Throughout these development interactions, the baby falls deeply in love with those they see all the time and treat them with care and show them their love. These powerfully-felt connections provide them with the emotional capability for feelings of empathy. Empathy, an essential element of emotional and social development, arises within steady and caring relationships throughout the years. Much of the basis is laid throughout early attachments developed in childhood.
Imitating Emotions
At 10 months, Charles loves wearing any adult shoes he sees and showing it off to adults around him for approval. He’s starting to learn how to read facial expressions and gestural cues, doing things over and over again that make people smile. He’s starting to be more mindful of other people as well as what they feel — an essential forerunner to feel empathy.
While a lot of little infants are sensitive when it comes to people’s emotions, they are yet to fully grasp the feeling of empathy. Julie, for instance, starts to cry when she notices that her mother is not around. Luke, same as her age playing next to her, all of a sudden turns somber. Julie’s anxiety has prompted the same emotion in Luke. Even though he has been affected by Julie’s tears, he isn’t yet aware of why she is crying.

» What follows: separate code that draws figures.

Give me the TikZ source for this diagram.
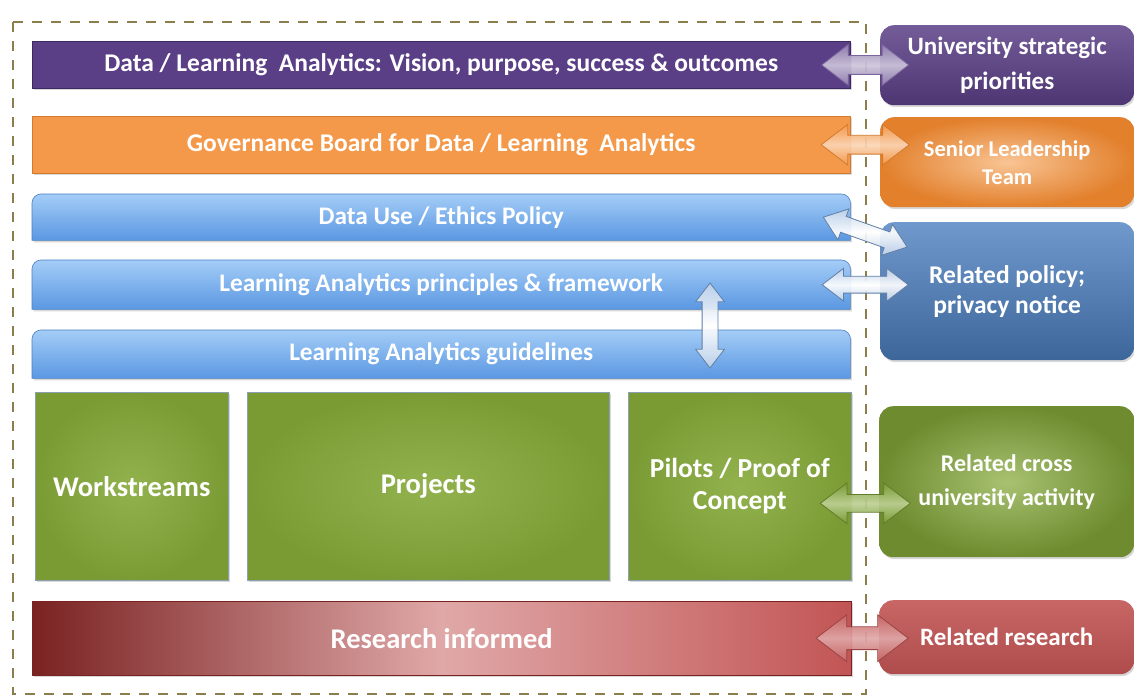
\documentclass[tikz,border=0pt]{standalone}
\usepackage{fontspec}
\setmainfont{Carlito}
\usetikzlibrary{shapes.arrows,shadows,backgrounds,calc}

\newcommand{\letra}[2]{\fontsize{#1}{#2}\selectfont\bfseries}

\begin{document}
\begin{tikzpicture}[x=1pt,y=-1pt,
    barra/.style={anchor=north west,inner sep=0pt,text=white,align=center},
    caja/.style={anchor=north west,inner sep=0pt,text=white,align=center,rounded corners=14pt},
    sombra/.style={drop shadow={shadow xshift=1.5pt,shadow yshift=-2pt,opacity=0.3}},
    flecha/.style={double arrow,double arrow tip angle=75,inner xsep=0pt,inner ysep=9pt,
      double arrow head extend=11pt,line width=0.8pt,fill opacity=0.92},
    marco/.style={draw=marron,line width=2.5pt,dash pattern=on 10pt off 9pt}]
    %colores
    \definecolor{marron}{HTML}{8C7E4C}
    \definecolor{morado}{HTML}{5A3F86}
    \definecolor{moradoosc}{HTML}{3D2A5E}
    \definecolor{naranja}{HTML}{F4994A}
    \definecolor{naranjaosc}{HTML}{D27A2E}
    \definecolor{azulclaro}{HTML}{A4CDF7}
    \definecolor{azul}{HTML}{5A97E2}
    \definecolor{azulosc}{HTML}{4C7FC0}
    \definecolor{verde}{HTML}{7A9B34}
    \definecolor{verdeclaro}{HTML}{92B24E}
    \definecolor{rojoosc}{HTML}{7A2222}
    \definecolor{rosa}{HTML}{E0A8A8}
    \definecolor{rojo}{HTML}{C25555}
    \definecolor{borde}{HTML}{8CA0B4}

    % fondo y limites
    \begin{pgfonlayer}{background}
        \fill[white] (0,0) rectangle (1134,696);
    \end{pgfonlayer}
    \useasboundingbox (0,0) rectangle (1134,696);
    \draw[marco] (13,22) rectangle (866,694);

    % barras de la izquierda
    \node[barra,sombra,fill=morado,draw=moradoosc,minimum width=818pt,minimum height=47pt,
      font=\letra{25.5}{30}] (vision) at (32,41)
      {Data / Learning\ \ Analytics: Vision, purpose, success \& outcomes};
    \node[barra,sombra,fill=naranja,draw=naranjaosc,minimum width=818pt,minimum height=57pt,
      font=\letra{25.5}{30}] (gov) at (32,116)
      {Governance Board for Data / Learning\ \ Analytics};
    \node[barra,minimum width=818pt,minimum height=46pt,font=\letra{25.3}{30}] (ethics) at (32,194)
      {Data Use / Ethics Policy};
    \node[barra,minimum width=818pt,minimum height=49pt,font=\letra{25.3}{30}] (framework) at (32,260)
      {Learning Analytics principles \& framework};
    \node[barra,minimum width=818pt,minimum height=48pt,font=\letra{25.3}{30}] (guidelines) at (32,330)
      {Learning Analytics guidelines};
    \begin{pgfonlayer}{background}
        \foreach \n in {ethics,framework,guidelines}
        \shade[sombra,top color=azulclaro,bottom color=azul,draw=azulosc,line width=0.6pt]
          (\n.south west) -- ([yshift=-9pt]\n.north west) arc (180:90:9pt)
          -- ([xshift=-9pt]\n.north east) arc (90:0:9pt) -- (\n.south east) -- cycle;
    \end{pgfonlayer}

    % cajas verdes
    \node[barra,sombra,inner color=verdeclaro,outer color=verde,draw=borde,line width=0.6pt,
      minimum width=193pt,minimum height=188pt,font=\letra{28.5}{34}] (work) at (35,392) {Workstreams};
    \node[barra,sombra,inner color=verdeclaro,outer color=verde,draw=borde,line width=0.6pt,
      minimum width=362pt,minimum height=188pt,font=\letra{28.5}{34}] (projects) at (247,392) {Projects};
    \node[barra,sombra,inner color=verdeclaro,outer color=verde,draw=borde,line width=0.6pt,
      minimum width=223pt,minimum height=188pt,font=\letra{27.5}{32}] (pilots) at (628,392)
      {Pilots / Proof of\\Concept};

    % investigacion
    \node[barra,sombra,left color=rojoosc,right color=rojo,middle color=rosa,draw=rojoosc,
      minimum width=819pt,minimum height=74pt,font=\letra{28.5}{34}] (informed) at (32,601)
      {Research informed};

    % cajas de la derecha
    \node[caja,sombra,top color=morado!85!white,bottom color=morado!85!black,
      minimum width=254pt,minimum height=80pt,font=\letra{25}{35}] (strat) at (880,25)
      {University strategic\\priorities};
    \node[caja,sombra,outer color={rgb,255:red,226;green,128;blue,44},
      inner color={rgb,255:red,249;green,196;blue,148},
      minimum width=254pt,minimum height=90pt,font=\letra{22.5}{28}] (slt) at (880,117)
      {Senior Leadership\\Team};
    \node[caja,sombra,top color=azulosc!80!white,bottom color=azulosc!80!black,
      minimum width=254pt,minimum height=138pt,font=\letra{25.5}{30}] (policy) at (880,222)
      {Related policy;\\privacy notice};
    \node[caja,sombra,inner color=verdeclaro!80!white,outer color=verde!90!black,
      minimum width=255pt,minimum height=151pt,font=\letra{24}{34}] (cross) at (879,406)
      {Related cross\\university activity};
    \node[caja,sombra,top color=rojo!90!white,bottom color=rojo!90!black,
      minimum width=255pt,minimum height=74pt,font=\letra{25}{30}] (research) at (879,600)
      {Related research};

    % flechas dobles
    \path (vision.east) -- (strat.west)
      node[midway,flecha,minimum height=87pt,draw=morado!80!white,top color=morado!65!white,
        bottom color=morado!65!white,middle color=morado!30!white] (a1) {};
    \path (gov.east) -- (gov.east -| slt.west)
      node[midway,flecha,minimum height=88pt,draw=naranjaosc,top color=naranja,
        bottom color=naranja,middle color=naranja!40!white] (a2) {};
    \path ($(ethics.east)+(-27,0)$) -- ($(policy.north west)+(27,25)$)
      node[midway,sloped,flecha,minimum height=89pt,inner ysep=8pt,double arrow head extend=8pt,
        draw=azulosc!60!gray,top color=azulosc!35!white,bottom color=azulosc!35!white,
        middle color=white] (a3) {};
    \path (framework.east) -- (framework.east -| policy.west)
      node[midway,flecha,minimum height=86pt,inner ysep=8pt,double arrow head extend=8pt,
        draw=azulosc!60!gray,top color=azulosc!35!white,bottom color=azulosc!35!white,
        middle color=white] (a4) {};
    \path ($(framework.north west)+(678,23)$) -- ($(guidelines.north west)+(678,38)$)
      node[midway,sloped,flecha,minimum height=85pt,inner ysep=7.5pt,double arrow head extend=6.5pt,
        draw=azulosc!60!gray,top color=azulosc!35!white,bottom color=azulosc!35!white,
        middle color=white] (a5) {};
    \path ([yshift=-17pt]pilots.east) -- ([yshift=-17pt]pilots.east -| cross.west)
      node[midway,flecha,minimum height=90pt,inner ysep=8.5pt,double arrow head extend=11.5pt,
        draw=verde!80!black,top color=verde,bottom color=verde,middle color=verdeclaro!60!white] (a6) {};
    \path (informed.east) -- (informed.east -| research.west)
      node[midway,xshift=-3pt,flecha,minimum height=92pt,inner ysep=11pt,double arrow head extend=12pt,
        draw=rojo!80!black,top color=rojo!90!white,bottom color=rojo!90!white,
        middle color=rosa] (a7) {};
\end{tikzpicture}
\end{document}
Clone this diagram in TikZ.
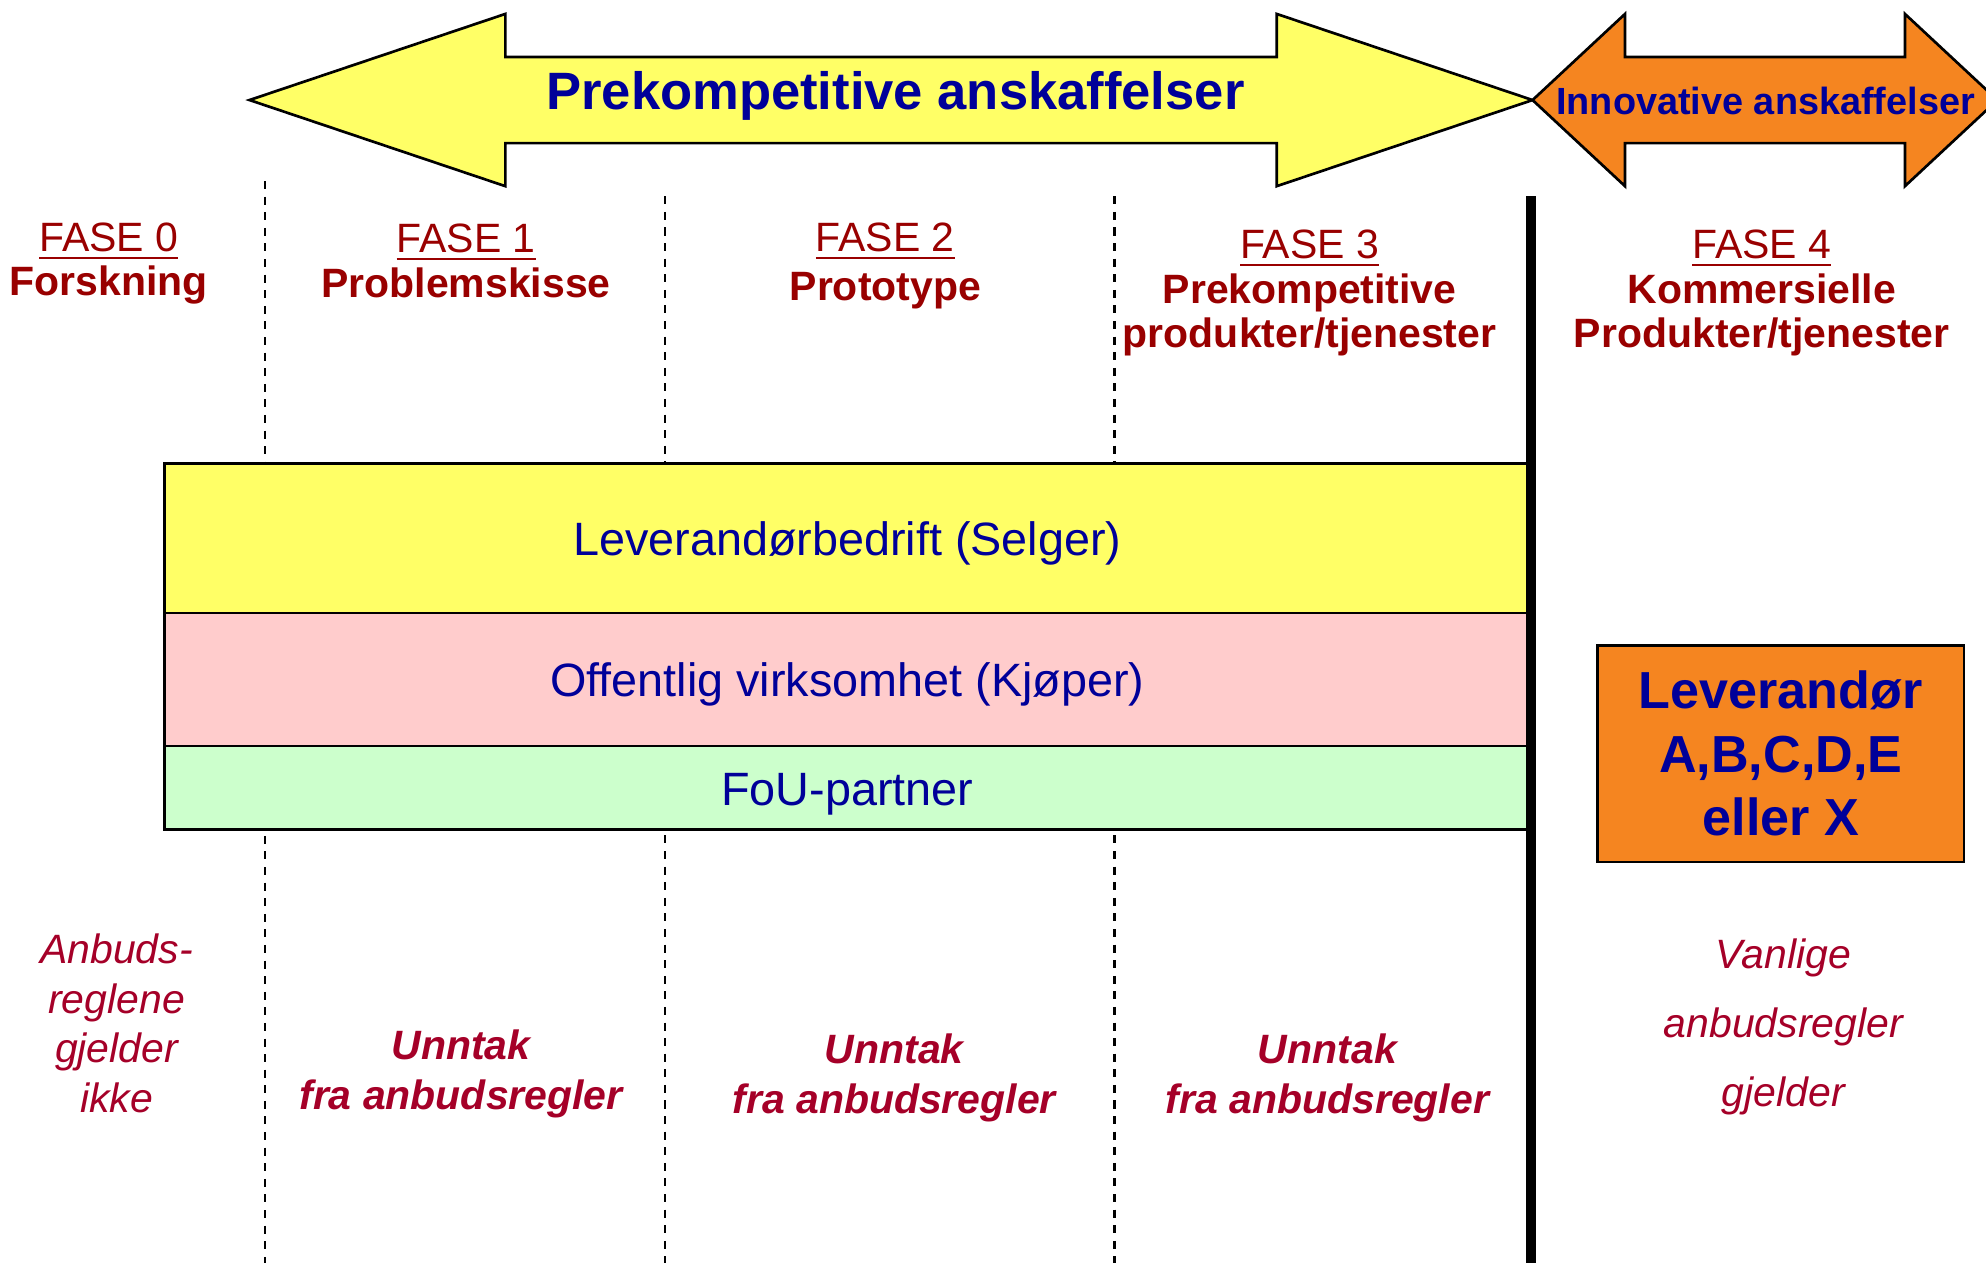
\documentclass[tikz,border=0pt]{standalone}
\usepackage{fontspec}
\setmainfont{Liberation Sans}
\definecolor{TxtBlue}{RGB}{0,0,153}
\definecolor{TxtRed} {RGB}{153,0,0}
\definecolor{RuleRed}{RGB}{165,0,40}
\definecolor{ArrYel} {RGB}{255,255,102}
\definecolor{ArrOra} {RGB}{245,133,32}
\definecolor{BandPnk}{RGB}{255,204,204}
\definecolor{BandGrn}{RGB}{204,255,204}
\tikzset{
  nd_fase/.style={align=center,text=TxtRed,inner sep=0pt,font=\fontsize{9.2}{10}\selectfont},
  nd_band/.style={rectangle,draw=black,line width=0.6pt,outer sep=0pt,minimum width=10.78cm,inner sep=0pt,
    text height=10pt,text depth=2.2pt,text=TxtBlue,font=\fontsize{10.5}{12}\selectfont},
  nd_rule/.style={align=center,text=RuleRed,inner sep=0pt,font=\fontsize{9.2}{11.1}\selectfont\itshape},
  nd_exc/.style={nd_rule,font=\fontsize{9.2}{11.1}\selectfont\bfseries\itshape},
  sep_dash/.style={line width=0.5pt,dash pattern=on 1.8pt off 1.7pt},
  arr_shape/.style={draw=black,line width=0.6pt,line join=miter},
}

\begin{document}
\begin{tikzpicture}[x=0.01cm,y=-0.01cm]
\def\cA{209}\def\cB{525}\def\cC{880}\def\cD{1209}
\useasboundingbox (0,0) rectangle (1568,997);
\clip (0,0) rectangle (1568,997);
% top arrows
\filldraw[arr_shape,fill=ArrYel](197,79)--(399,11)--(399,45)--(1008,45)--(1008,11)--(1210,79)--(1008,147)--(1008,113)--(399,113)--(399,147)--cycle;
\filldraw[arr_shape,fill=ArrOra](1210,79)--(1283,11)--(1283,45)--(1504,45)--(1504,11)--(1577,79)--(1504,147)--(1504,113)--(1283,113)--(1283,147)--cycle;
\node[text=TxtBlue,font=\fontsize{11.8}{14}\selectfont\bfseries] at (707,76)(PK){Prekompetitive anskaffelser};
\node[text=TxtBlue,font=\fontsize{8.5}{10}\selectfont\bfseries] at (1394,80)(IA){Innovative anskaffelser};
% phase dividers
\draw[sep_dash](\cA,143)--(\cA,997);
\foreach \x in {\cB,\cC}{\draw[sep_dash](\x,155)--(\x,997);}
% phases
\node[nd_fase] at (86,208)(F0){\underline{FASE 0}\\\textbf{Forskning}};
\node[nd_fase] at (368,206)(F1){\underline{FASE 1}\\\textbf{Problemskisse}};
\node[nd_fase] at (699,210)(F2){\underline{FASE 2}\\[1.2pt]\textbf{Prototype}};
\node[nd_fase] at (1034,231.5)(F3){\underline{FASE 3}\\\textbf{Prekompetitive}\\\textbf{produkter/tjenester}};
\node[nd_fase] at (1391,231.5)(F4){\underline{FASE 4}\\\textbf{Kommersielle}\\\textbf{Produkter/tjenester}};
% bands
\node[nd_band,fill=ArrYel,minimum height=1.18cm] at (669,425)(LB){Leverandørbedrift (Selger)};
\node[nd_band,fill=BandPnk,minimum height=1.05cm,anchor=north] at (LB.south)(OV){Offentlig virksomhet (Kjøper)};
\node[nd_band,fill=BandGrn,minimum height=0.66cm,anchor=north] at (OV.south)(FP){FoU-partner};
\draw[line width=2.3pt](\cD,155)--(\cD,997);
\node[draw=black,line width=0.6pt,fill=ArrOra,minimum width=2.89cm,minimum height=1.71cm,align=center,
  text=TxtBlue,font=\fontsize{11.7}{14.2}\selectfont\bfseries] at (1406,595)(LV){Leverandør\\A,B,C,D,E\\eller X};
% rules
\node[nd_rule] at (92,808)(R0){Anbuds-\\reglene\\gjelder\\ikke};
\node[nd_exc] at (364,848)(R1){Unntak\\fra anbudsregler};
\node[nd_exc] at (706,851)(R2){Unntak\\fra anbudsregler};
\node[nd_exc] at (1048,851)(R3){Unntak\\fra anbudsregler};
\node[nd_rule,font=\fontsize{9.2}{15.5}\selectfont\itshape] at (1408,810.5)(R4){Vanlige\\anbudsregler\\gjelder};
\end{tikzpicture}
\end{document}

Toddlers perceive and imitate the adults who they interact with on a regular basis. When the 3-year-old Mary falls and scrapes her knee at school, her classmates gather around her and watch as their teacher helps and comforts her. The teacher’s action will be used as an example by kids for comforting others when the same things happen again in the future. Empathetic behavior has to be modeled repeatedly by adults and stimulated in children before this trait becomes a natural part of them.
Early Signs of Empathy
As discussed earlier, developing empathy is a gradual process. At first, a kid might only have a tad bit impression that there’s something wrong going on.